More is Better in Modern Machine Learning: when Infinite Overparameterization is Optimal and Overfitting is Obligatory

James B. Simon and collaborators investigate a prevalent assertion in modern machine learning: more is always advantageous. Their paper articulates the premise that larger models with broader datasets and increased computational resources generally achieve superior performance, focusing on random feature (RF) regression as a representative model for shallow networks. This paper provides a thorough theoretical underpinning for the empirical successes noted with overparameterized models by illustrating how and why infinite width and minimal regularization yield optimal results in RF regression and kernel ridge regression (KRR).

The authors start with a rigorous examination of RF regression, showing that the test risk decreases as the number of features and samples increases, provided the optimal ridge penalty is selected. An intriguing implication of this analysis is that infinite width RF models are preferable over any finite width configurations, reinforcing the assertion that "more is better" in terms of feature count. Moreover, their analysis identifies that in tasks characterized by a powerlaw eigenstructure, RF models achieve near-optimal performance only when the training error is much smaller than the test error, implying that overfitting—traditionally seen as undesirable—is necessary.

The paper's claims are grounded in real-world datasets and validated with computer vision tasks employing convolutional neural tangent kernels. These experimental evaluations align with the theoretical predictions, demonstrating that infinite-feature models not only offer practical benefits but do so by exploiting the structure of powerlaw tasks where the eigenvalues and coefficients decay polynomially. They provide evidence that these models attain optimal regularization when the fitting ratio of training to test error remains substantially less than one, an insight that challenges conventional understanding.

This paper proclaims the obligatory nature of overfitting in certain scenarios, specifically within the framework of tasks characterized by powerlaw eigenstructure.

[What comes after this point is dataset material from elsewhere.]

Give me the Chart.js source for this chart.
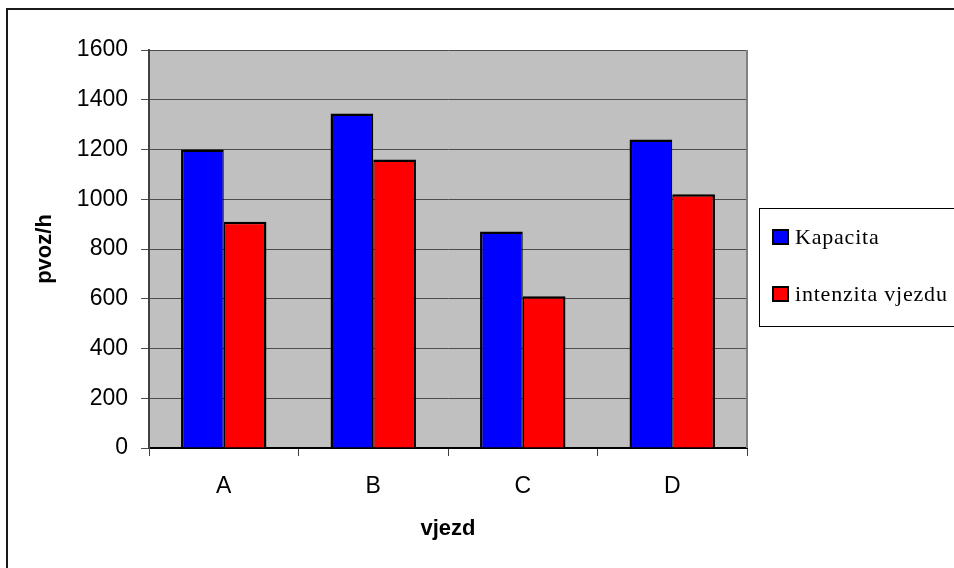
<!DOCTYPE html>
<html>
<head>
<meta charset="utf-8">
<script src="https://cdn.jsdelivr.net/npm/chart.js@4.4.1/dist/chart.umd.min.js"></script>
<style>
  html, body { margin: 0; padding: 0; background: #ffffff; }
  #wrap { width: 954px; height: 568px; position: relative; }
</style>
</head>
<body>
<div id="wrap"><canvas id="c" width="954" height="568"></canvas></div>
<script>
// Entry approaches (vjezd)
const categories = ['A', 'B', 'C', 'D'];
// Capacity per approach, pvoz/h
const kapacita = [1200, 1345, 870, 1240];
// Entry flow intensity per approach, pvoz/h
const intenzita = [910, 1160, 610, 1020];
const seriesNames = ['Kapacita', 'intenzita vjezdu'];
const yTicks = { min: 0, max: 1600, step: 200 };

const tickFont = { family: 'Liberation Sans, Arial, sans-serif', size: 23 };
const titleFont = { family: 'Liberation Sans, Arial, sans-serif', size: 22, weight: 'bold' };

// Gray plot background, plot frame and outer chart border
const framePlugin = {
  id: 'frame',
  beforeDraw(chart) {
    const { ctx, chartArea: a } = chart;
    ctx.save();
    ctx.fillStyle = '#C0C0C0';
    ctx.fillRect(a.left, a.top, a.right - a.left, a.bottom - a.top);
    ctx.restore();
  },
  afterDatasetsDraw(chart) {
    const { ctx, chartArea: a } = chart;
    ctx.save();
    ctx.strokeStyle = '#808080';
    ctx.lineWidth = 2;
    ctx.beginPath();
    ctx.moveTo(a.right, a.top);
    ctx.lineTo(a.right, a.bottom);
    ctx.stroke();
    ctx.restore();
  },
  afterDraw(chart) {
    const { ctx, width, height } = chart;
    ctx.save();
    ctx.strokeStyle = '#1a1a1a';
    ctx.lineWidth = 2;
    ctx.beginPath();
    ctx.moveTo(7, height);
    ctx.lineTo(7, 9);
    ctx.lineTo(width, 9);
    ctx.stroke();
    ctx.restore();
  }
};

// Boxed legend at the right side
const boxLegend = {
  id: 'boxLegend',
  afterDraw(chart) {
    const { ctx } = chart;
    const x0 = 759, y0 = 208, y1 = 326;
    ctx.save();
    ctx.fillStyle = '#ffffff';
    ctx.fillRect(x0, y0, chart.width - x0 + 2, y1 - y0);
    ctx.strokeStyle = '#000000';
    ctx.lineWidth = 1;
    ctx.strokeRect(x0 + 0.5, y0 + 0.5, chart.width - x0 + 4, y1 - y0);
    const rows = [237, 294];
    ctx.font = '22px "Liberation Serif", "Times New Roman", serif';
    if ('letterSpacing' in ctx) ctx.letterSpacing = '0.8px';
    ctx.textBaseline = 'middle';
    chart.data.datasets.forEach((ds, i) => {
      const cy = rows[i];
      ctx.fillStyle = ds.backgroundColor;
      ctx.fillRect(773, cy - 7, 15, 14);
      ctx.strokeStyle = '#000000';
      ctx.lineWidth = 2;
      ctx.strokeRect(773, cy - 7, 15, 14);
      ctx.fillStyle = '#000000';
      ctx.fillText(ds.label, 795, cy + 1);
    });
    ctx.restore();
  }
};

new Chart(document.getElementById('c'), {
  type: 'bar',
  data: {
    labels: categories,
    datasets: [
      { label: seriesNames[0], data: kapacita, backgroundColor: '#0000FF', borderColor: '#000000',
        borderWidth: { top: 2.5, left: 2.5, right: 1.25, bottom: 0 }, borderSkipped: false },
      { label: seriesNames[1], data: intenzita, backgroundColor: '#FF0000', borderColor: '#000000',
        borderWidth: { top: 2.5, left: 1.25, right: 2.5, bottom: 0 }, borderSkipped: false }
    ]
  },
  options: {
    responsive: false,
    animation: false,
    devicePixelRatio: 1,
    layout: { padding: { left: 0, top: 50, right: 207, bottom: 0 } },
    datasets: { bar: { categoryPercentage: 2 / 3.5, barPercentage: 1 } },
    plugins: { legend: { display: false }, tooltip: { enabled: false } },
    scales: {
      x: {
        afterFit(s) { s.height = 120; },
        grid: { display: true, drawOnChartArea: false, drawTicks: true, tickLength: 8, offset: true, color: '#404040', lineWidth: 1 },
        border: { display: true, color: '#000000', width: 2 },
        ticks: { color: '#000000', font: tickFont, padding: 17 },
        title: { display: true, text: 'vjezd', color: '#000000', font: titleFont, padding: { top: 0, bottom: 26 } }
      },
      y: {
        min: yTicks.min,
        max: yTicks.max,
        afterFit(s) { s.width = 149; },
        grid: { color: '#4d4d4d', lineWidth: 1, drawTicks: true, tickLength: 8 },
        border: { display: true, color: '#404040', width: 2 },
        ticks: { stepSize: yTicks.step, color: '#000000', font: tickFont, padding: 13, callback: v => String(v) },
        title: { display: true, text: 'pvoz/h', color: '#000000', font: titleFont, padding: { top: 32, bottom: 0 } }
      }
    }
  },
  plugins: [framePlugin, boxLegend]
});
</script>
</body>
</html>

The authors develop a criterion dictating that for optimal test performance, the fitting ratio should be much smaller than one, showcasing that large models with low regularization are necessitated by the task's inherent data structure rather than being anomalies or exceptions.

The authors' contributions include:

  • Derivation of general closed-form estimates for RF regression test risks.
  • Establishing that increased features and data consistently yield better performance.
  • Detailed investigation into obligatory overfitting for powerlaw tasks, revealing that small or zero regularization is optimal.
  • Empirical validation using standard computer vision datasets, affirming the criteria for obligatory overfitting.

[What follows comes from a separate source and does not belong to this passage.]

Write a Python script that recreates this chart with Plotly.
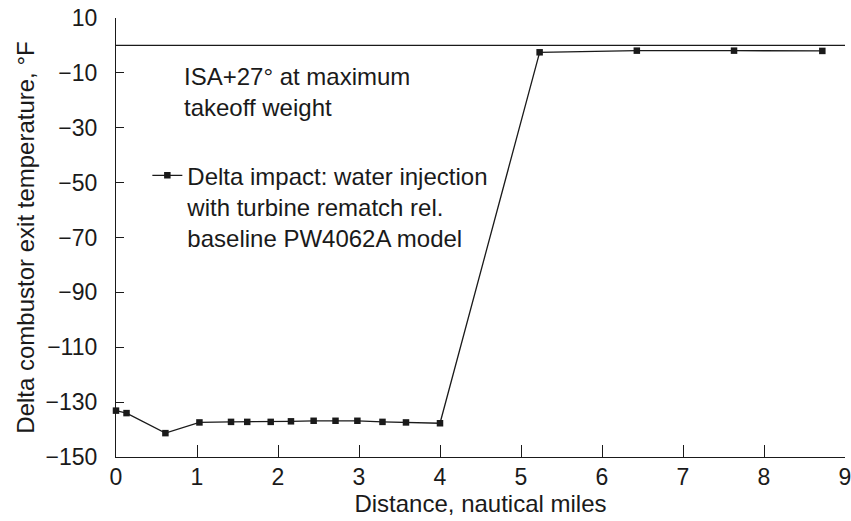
import plotly.graph_objects as go

distance = [0.0, 0.13, 0.61, 1.03, 1.42, 1.62, 1.91, 2.16, 2.44, 2.71, 2.98, 3.29, 3.58, 4.00,
            5.23, 6.43, 7.63, 8.72]
delta_temp = [-133.1, -134.0, -141.3, -137.4, -137.2, -137.2, -137.2, -137.0, -136.8, -136.8,
              -136.8, -137.2, -137.4, -137.7, -2.5, -1.9, -1.9, -2.0]
series_name = "Delta impact: water injection<br>with turbine rematch rel.<br>baseline PW4062A model"
note_text = "ISA+27° at maximum<br>takeoff weight"
x_ticks = list(range(0, 10))
y_ticks = list(range(-150, 11, 20))

FONT = "Liberation Sans, Arial, sans-serif"
INK = "#1a1a1a"

fig = go.Figure()
fig.add_trace(go.Scatter(
    x=distance, y=delta_temp, mode="lines+markers", name=series_name,
    line=dict(color=INK, width=1.3),
    marker=dict(symbol="square", size=6.5, color=INK),
    cliponaxis=False,
))

fig.add_hline(y=0, line=dict(color=INK, width=1.2))

fig.add_annotation(
    text=note_text, xref="paper", yref="paper", x=0.0905, y=0.902,
    xanchor="left", yanchor="top", align="left", showarrow=False,
    font=dict(family=FONT, size=24, color=INK),
)

fig.update_layout(
    width=851, height=521,
    margin=dict(l=116, r=6, t=18, b=64),
    paper_bgcolor="white", plot_bgcolor="white",
    font=dict(family=FONT, size=23, color=INK),
    showlegend=True,
    legend=dict(x=0.043, y=0.692, xanchor="left", yanchor="top",
                bgcolor="rgba(0,0,0,0)", font=dict(family=FONT, size=24, color=INK),
                valign="top", itemwidth=30, tracegroupgap=0),
    xaxis=dict(range=[0, 9], tickvals=x_ticks, ticktext=[str(v) for v in x_ticks],
               ticks="inside", ticklen=12, tickcolor=INK, tickwidth=1.2,
               showline=True, linecolor=INK, linewidth=1.2, showgrid=False, zeroline=False,
               automargin=False, ticklabeloverflow="allow", ticklabelstandoff=-1,
               title=dict(text="Distance, nautical miles", standoff=0,
                          font=dict(family=FONT, size=24, color=INK)),
               tickfont=dict(family=FONT, size=23, color=INK)),
    yaxis=dict(range=[-150, 10], tickvals=y_ticks,
               ticktext=[("\u2212" + str(abs(v))) if v < 0 else str(v) for v in y_ticks],
               ticks="inside", ticklen=8, tickcolor=INK, tickwidth=1.2,
               showline=True, linecolor=INK, linewidth=1.2, showgrid=False, zeroline=False,
               automargin=False, ticklabeloverflow="allow", ticklabelstandoff=13,
               title=dict(text="Delta combustor exit temperature, °F", standoff=4,
                          font=dict(family=FONT, size=24, color=INK)),
               tickfont=dict(family=FONT, size=23, color=INK)),
)

fig.write_html("out.html", config={"displayModeBar": False},
               post_script="document.body.style.margin='0';")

The paper positions its findings within the broader context of machine learning and proposes that rather than adopting parsimonious models as classical statistics advocated, we should embrace overparameterization for its benefits in approximating an idealized limit. The results suggest a paradigm shift: understanding that models' inclination towards complexity under limited regularization aligns with realistic task difficulty rather than being a detour into fitting noise.

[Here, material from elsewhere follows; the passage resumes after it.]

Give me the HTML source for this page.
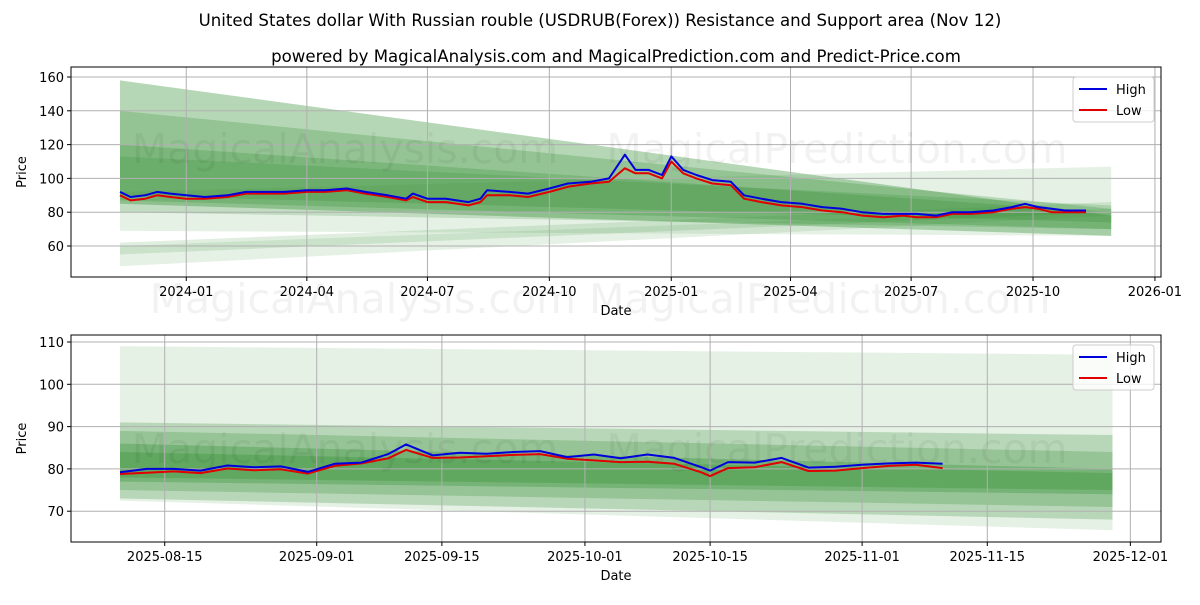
<!DOCTYPE html>
<html><head><meta charset="utf-8"><style>
body{margin:0;background:#fff;font-family:"Liberation Sans","DejaVu Sans",sans-serif}
svg text{font-family:"DejaVu Sans","Liberation Sans",sans-serif}
</style></head><body>
<svg id="s" width="1200" height="600" xmlns="http://www.w3.org/2000/svg">
<rect width="1200" height="600" fill="#fff"/>
<text x="600" y="26" text-anchor="middle" font-size="16.6">United States dollar With Russian rouble (USDRUB(Forex)) Resistance and Support area (Nov 12)</text>
<text x="616" y="62" text-anchor="middle" font-size="16.6">powered by MagicalAnalysis.com and MagicalPrediction.com and Predict-Price.com</text>
</svg>
<script>
const topHighDates=["2023-11-12","2023-11-20","2023-12-01","2023-12-10","2023-12-20","2024-01-01","2024-01-15","2024-02-01","2024-02-15","2024-03-01","2024-03-15","2024-04-01","2024-04-15","2024-05-01","2024-05-15","2024-06-01","2024-06-15","2024-06-20","2024-07-01","2024-07-15","2024-08-01","2024-08-10","2024-08-15","2024-09-01","2024-09-15","2024-10-01","2024-10-15","2024-11-01","2024-11-15","2024-11-27","2024-12-05","2024-12-15","2024-12-25","2025-01-01","2025-01-10","2025-01-20","2025-02-01","2025-02-15","2025-02-25","2025-03-10","2025-03-25","2025-04-10","2025-04-25","2025-05-10","2025-05-25","2025-06-10","2025-06-25","2025-07-05","2025-07-20","2025-08-01","2025-08-15","2025-09-01","2025-09-15","2025-09-25","2025-10-05","2025-10-15","2025-10-25","2025-11-10"];
const topHigh=[92,89,90,92,91,90,89,90,92,92,92,93,93,94,92,90,88,91,88,88,86,88,93,92,91,94,97,98,100,114,105,105,102,113,105,102,99,98,90,88,86,85,83,82,80,79,79,79,78,80,80,81,83,85,83,82,81,81];
const topLow=[90,87,88,90,89,88,88,89,91,91,91,92,92,93,91,89,87,89,86,86,84,86,90,90,89,92,95,97,98,106,103,103,100,110,103,100,97,96,88,86,84,83,81,80,78,77,78,77,77,79,79,80,82,83,82,80,80,80];
const topTicksY=[60,80,100,120,140,160];
const topTicksX=["2024-01","2024-04","2024-07","2024-10","2025-01","2025-04","2025-07","2025-10","2026-01"];
// bands: [lowStart, highStart, lowEnd, highEnd, opacity]
const topBands=[[69,92,66,107,0.12],[85,158,66,78,0.35],[87,140,70,82,0.25],[90,120,74,80,0.25],[80,113,70,84,0.2],[48,60,78,82,0.12],[55,62,80,86,0.15]];
const botDays=[0,3,6,9,12,15,18,21,24,27,30,32,35,38,41,44,47,50,53,56,59,62,65,66,68,71,74,77,80,83,86,89,92];
const botHigh=[79.2,80.0,80.0,79.6,80.8,80.4,80.6,79.3,81.2,81.5,83.5,85.8,83.2,83.8,83.6,84.0,84.2,82.8,83.4,82.5,83.4,82.6,80.4,79.6,81.6,81.5,82.6,80.3,80.5,81.0,81.3,81.5,81.2];
const botLow=[78.8,79.1,79.4,79.0,80.1,79.7,79.9,78.9,80.7,81.3,82.5,84.5,82.6,82.7,83.0,83.3,83.5,82.4,82.0,81.6,81.7,81.2,79.2,78.3,80.2,80.4,81.6,79.5,79.6,80.2,80.7,81.0,80.2];
const botTicksY=[70,80,90,100,110];
const botTicksX=["2025-08-15","2025-09-01","2025-09-15","2025-10-01","2025-10-15","2025-11-01","2025-11-15","2025-12-01"];
const botBands=[[72.5,109,65.5,107,0.12],[73,91,68,88,0.25],[75,89,71,84,0.25],[77,86,74,80,0.3],[78,84,75,79,0.3]];

const NS="http://www.w3.org/2000/svg";const svg=document.getElementById('s');
function mk(t,a,p){const e=document.createElementNS(NS,t);for(const k in a)e.setAttribute(k,a[k]);(p||svg).appendChild(e);return e;}
const day=s=>Date.parse(s.length==7?s+"-01":s)/864e5;

function panel(o){
  const g=mk('g',{});
  
  
  const X=d=>o.x0+(d-o.d0)*o.pxd, Y=v=>o.yTop+(o.vTop-v)*o.pxv;
  const dStart=o.d0, dEnd=o.dEnd;
  o.bands.forEach((b,i)=>{
    const p=mk('polygon',{points:`${X(dStart)},${Y(b[1])} ${X(dEnd)},${Y(b[3])} ${X(dEnd)},${Y(b[2])} ${X(dStart)},${Y(b[0])}`,fill:'#2e8b2e','fill-opacity':b[4]},g);
    
    
  });
  o.ty.forEach(v=>{const y=Y(v);
    mk('line',{x1:o.L,x2:o.R,y1:y,y2:y,stroke:'#b0b0b0','stroke-width':1},g);
    mk('line',{x1:o.L-4,x2:o.L,y1:y,y2:y,stroke:'#000'},g);
    const t=mk('text',{x:o.L-7,y:y+5,'text-anchor':'end','font-size':13},g);t.textContent=v;
    
    });
  o.tx.forEach(s=>{const x=X(day(s));
    mk('line',{x1:x,x2:x,y1:o.T,y2:o.B,stroke:'#b0b0b0','stroke-width':1},g);
    mk('line',{x1:x,x2:x,y1:o.B,y2:o.B+4,stroke:'#000'},g);
    const t=mk('text',{x:x,y:o.B+19,'text-anchor':'middle','font-size':13},g);t.textContent=s;
    
    });
  const wm=[["MagicalAnalysis.com",345,o.wmY],["MagicalPrediction.com",837,o.wmY]];
  wm.forEach(w=>{const t=mk('text',{x:w[1],y:w[2],'text-anchor':'middle','font-size':41,fill:'#000','fill-opacity':0.05},g);t.textContent=w[0];
    
    });
  [[o.lowD,o.low,'#e00000','low-line'],[o.highD,o.high,'#0000dd','high-line']].forEach(s=>{
    const pts=s[1].map((v,i)=>X(s[0][i]).toFixed(1)+','+Y(v).toFixed(1)).join(' ');
    const l=mk('polyline',{points:pts,fill:'none',stroke:s[2],'stroke-width':2,'stroke-linejoin':'round'},g);
    
    
  });
  mk('rect',{x:o.L,y:o.T,width:o.R-o.L,height:o.B-o.T,fill:'none',stroke:'#000','stroke-width':1},g);
  const xl=mk('text',{x:(o.L+o.R)/2,y:o.B+38,'text-anchor':'middle','font-size':13},g);xl.textContent='Date';
  
  
  const yl=mk('text',{x:0,y:0,'text-anchor':'middle','font-size':13,transform:`translate(26,${(o.T+o.B)/2}) rotate(-90)`},g);yl.textContent='Price';
  
  
  const lg=mk('g',{},g);
  
  
  mk('rect',{x:1073,y:o.T+10,width:81,height:45,rx:3,fill:'#fff','fill-opacity':0.8,stroke:'#ccc'},lg);
  [['High','#0000dd',22],['Low','#e00000',43]].forEach(e=>{
    mk('line',{x1:1079,x2:1107,y1:o.T+e[2],y2:o.T+e[2],stroke:e[1],'stroke-width':2},lg);
    const t=mk('text',{x:1116,y:o.T+e[2]+5,'font-size':13},lg);t.textContent=e[0];
    
    
  });
}
const t0=day("2023-11-12");
panel({name:'top-chart',L:71,R:1161,T:67,B:277,x0:120,d0:t0,dEnd:day("2025-11-29"),pxd:485/366,yTop:77,vTop:160,pxv:169/100,
  ty:topTicksY,tx:topTicksX,bands:topBands,highD:topHighDates.map(day),high:topHigh,lowD:topHighDates.map(day),low:topLow,wmY:163});
const b0=day("2025-08-10");
panel({name:'bottom-chart',L:71,R:1161,T:335,B:542,x0:120,d0:b0,dEnd:day("2025-11-29"),pxd:152/17,yTop:342,vTop:110,pxv:4.23,
  ty:botTicksY,tx:botTicksX,bands:botBands,highD:botDays.map(d=>b0+d),high:botHigh,lowD:botDays.map(d=>b0+d),low:botLow,wmY:463});
const w=mk('text',{x:600,y:313,'text-anchor':'middle','font-size':41,fill:'#000','fill-opacity':0.05});
w.textContent='MagicalAnalysis.com          MagicalPrediction.com';


</script>
</body></html>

Looking forward, these results could inspire fresh theoretical frameworks for analyzing the behaviors and benefits of deep learning models. There is also scope for exploring how these principles extend to more complex architectures beyond shallow networks. Furthermore, understanding the granularity of when and why overfitting becomes necessary can inform better model selection and training practices, potentially guiding the development of models that align with specific task structures inherent in realistic data distributions.